▸ SHORT PROBLEM
Pictures stay out of this copy, which runs from the first line of the material through the line containing "ax.set_ylim(-6.28, 111.2)".

========================================

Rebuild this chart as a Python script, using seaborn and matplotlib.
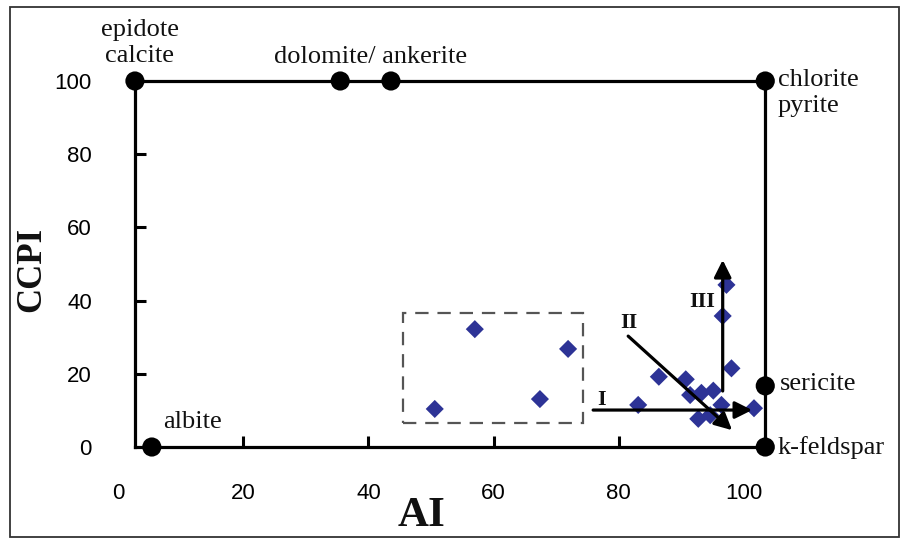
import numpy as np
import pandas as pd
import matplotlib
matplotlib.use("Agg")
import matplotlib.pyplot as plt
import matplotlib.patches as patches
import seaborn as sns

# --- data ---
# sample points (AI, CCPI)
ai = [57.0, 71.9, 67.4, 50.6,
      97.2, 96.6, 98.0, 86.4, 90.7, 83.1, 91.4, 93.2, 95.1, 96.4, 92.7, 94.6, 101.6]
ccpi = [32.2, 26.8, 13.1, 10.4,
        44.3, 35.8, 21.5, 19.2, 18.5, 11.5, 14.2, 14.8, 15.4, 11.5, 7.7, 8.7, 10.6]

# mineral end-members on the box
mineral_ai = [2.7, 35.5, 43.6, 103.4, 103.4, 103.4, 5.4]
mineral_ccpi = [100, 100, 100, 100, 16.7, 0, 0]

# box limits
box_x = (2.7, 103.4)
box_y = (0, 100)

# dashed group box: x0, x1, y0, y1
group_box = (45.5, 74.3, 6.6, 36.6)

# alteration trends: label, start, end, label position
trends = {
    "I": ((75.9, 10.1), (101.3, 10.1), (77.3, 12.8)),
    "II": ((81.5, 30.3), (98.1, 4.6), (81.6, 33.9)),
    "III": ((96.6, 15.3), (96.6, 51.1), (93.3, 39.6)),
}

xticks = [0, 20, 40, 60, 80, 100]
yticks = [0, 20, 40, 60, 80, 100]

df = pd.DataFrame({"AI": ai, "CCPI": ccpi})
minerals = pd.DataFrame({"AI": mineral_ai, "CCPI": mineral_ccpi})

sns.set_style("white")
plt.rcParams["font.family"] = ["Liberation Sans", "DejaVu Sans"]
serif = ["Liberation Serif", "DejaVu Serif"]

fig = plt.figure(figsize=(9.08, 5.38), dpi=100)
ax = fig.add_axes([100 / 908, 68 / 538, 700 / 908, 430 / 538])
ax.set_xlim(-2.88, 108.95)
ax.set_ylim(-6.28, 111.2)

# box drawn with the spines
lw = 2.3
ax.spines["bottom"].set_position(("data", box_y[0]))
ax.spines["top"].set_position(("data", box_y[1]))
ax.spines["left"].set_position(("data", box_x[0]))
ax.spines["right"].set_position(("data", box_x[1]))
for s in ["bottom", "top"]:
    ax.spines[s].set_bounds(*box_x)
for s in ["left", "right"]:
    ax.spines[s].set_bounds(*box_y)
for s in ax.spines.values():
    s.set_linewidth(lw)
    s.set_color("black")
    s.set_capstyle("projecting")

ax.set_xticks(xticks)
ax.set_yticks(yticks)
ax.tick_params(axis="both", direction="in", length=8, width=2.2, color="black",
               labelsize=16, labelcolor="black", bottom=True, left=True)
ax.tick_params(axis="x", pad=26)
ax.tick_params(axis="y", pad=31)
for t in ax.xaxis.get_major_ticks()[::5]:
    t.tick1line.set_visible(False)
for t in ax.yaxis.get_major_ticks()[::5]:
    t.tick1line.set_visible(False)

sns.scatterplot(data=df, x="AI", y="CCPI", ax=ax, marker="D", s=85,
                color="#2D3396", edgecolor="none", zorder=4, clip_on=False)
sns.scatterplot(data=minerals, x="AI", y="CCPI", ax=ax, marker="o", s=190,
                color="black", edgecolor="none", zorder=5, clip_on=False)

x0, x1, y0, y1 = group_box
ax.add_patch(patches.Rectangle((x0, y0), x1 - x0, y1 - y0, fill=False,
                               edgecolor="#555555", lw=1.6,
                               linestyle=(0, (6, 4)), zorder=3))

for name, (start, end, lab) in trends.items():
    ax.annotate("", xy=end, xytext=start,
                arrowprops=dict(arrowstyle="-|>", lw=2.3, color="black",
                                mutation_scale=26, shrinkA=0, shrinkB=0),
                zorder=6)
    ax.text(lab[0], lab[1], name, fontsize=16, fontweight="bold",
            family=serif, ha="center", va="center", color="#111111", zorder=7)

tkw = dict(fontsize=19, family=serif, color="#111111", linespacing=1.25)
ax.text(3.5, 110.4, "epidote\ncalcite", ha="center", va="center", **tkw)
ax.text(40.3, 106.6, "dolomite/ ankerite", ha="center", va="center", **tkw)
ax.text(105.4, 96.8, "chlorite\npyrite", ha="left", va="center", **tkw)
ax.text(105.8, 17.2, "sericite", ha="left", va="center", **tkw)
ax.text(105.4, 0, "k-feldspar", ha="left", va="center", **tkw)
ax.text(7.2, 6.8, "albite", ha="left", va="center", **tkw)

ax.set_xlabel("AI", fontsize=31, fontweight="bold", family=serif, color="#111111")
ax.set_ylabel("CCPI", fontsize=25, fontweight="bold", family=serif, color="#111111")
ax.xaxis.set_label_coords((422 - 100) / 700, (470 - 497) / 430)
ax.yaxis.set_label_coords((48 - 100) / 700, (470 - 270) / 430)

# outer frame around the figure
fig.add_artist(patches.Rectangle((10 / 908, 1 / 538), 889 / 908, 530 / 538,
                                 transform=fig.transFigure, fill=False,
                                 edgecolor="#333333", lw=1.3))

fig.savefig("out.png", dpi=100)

========================================

▸ SOLUTION TO THIS EXERCISE
Rebuild this chart as a Python script, using seaborn and matplotlib.
import numpy as np
import pandas as pd
import matplotlib
matplotlib.use("Agg")
import matplotlib.pyplot as plt
import matplotlib.patches as patches
import seaborn as sns

# --- data ---
# sample points (AI, CCPI)
ai = [57.0, 71.9, 67.4, 50.6,
      97.2, 96.6, 98.0, 86.4, 90.7, 83.1, 91.4, 93.2, 95.1, 96.4, 92.7, 94.6, 101.6]
ccpi = [32.2, 26.8, 13.1, 10.4,
        44.3, 35.8, 21.5, 19.2, 18.5, 11.5, 14.2, 14.8, 15.4, 11.5, 7.7, 8.7, 10.6]

# mineral end-members on the box
mineral_ai = [2.7, 35.5, 43.6, 103.4, 103.4, 103.4, 5.4]
mineral_ccpi = [100, 100, 100, 100, 16.7, 0, 0]

# box limits
box_x = (2.7, 103.4)
box_y = (0, 100)

# dashed group box: x0, x1, y0, y1
group_box = (45.5, 74.3, 6.6, 36.6)

# alteration trends: label, start, end, label position
trends = {
    "I": ((75.9, 10.1), (101.3, 10.1), (77.3, 12.8)),
    "II": ((81.5, 30.3), (98.1, 4.6), (81.6, 33.9)),
    "III": ((96.6, 15.3), (96.6, 51.1), (93.3, 39.6)),
}

xticks = [0, 20, 40, 60, 80, 100]
yticks = [0, 20, 40, 60, 80, 100]

df = pd.DataFrame({"AI": ai, "CCPI": ccpi})
minerals = pd.DataFrame({"AI": mineral_ai, "CCPI": mineral_ccpi})

sns.set_style("white")
plt.rcParams["font.family"] = ["Liberation Sans", "DejaVu Sans"]
serif = ["Liberation Serif", "DejaVu Serif"]

fig = plt.figure(figsize=(9.08, 5.38), dpi=100)
ax = fig.add_axes([100 / 908, 68 / 538, 700 / 908, 430 / 538])
ax.set_xlim(-2.88, 108.95)
ax.set_ylim(-6.28, 111.2)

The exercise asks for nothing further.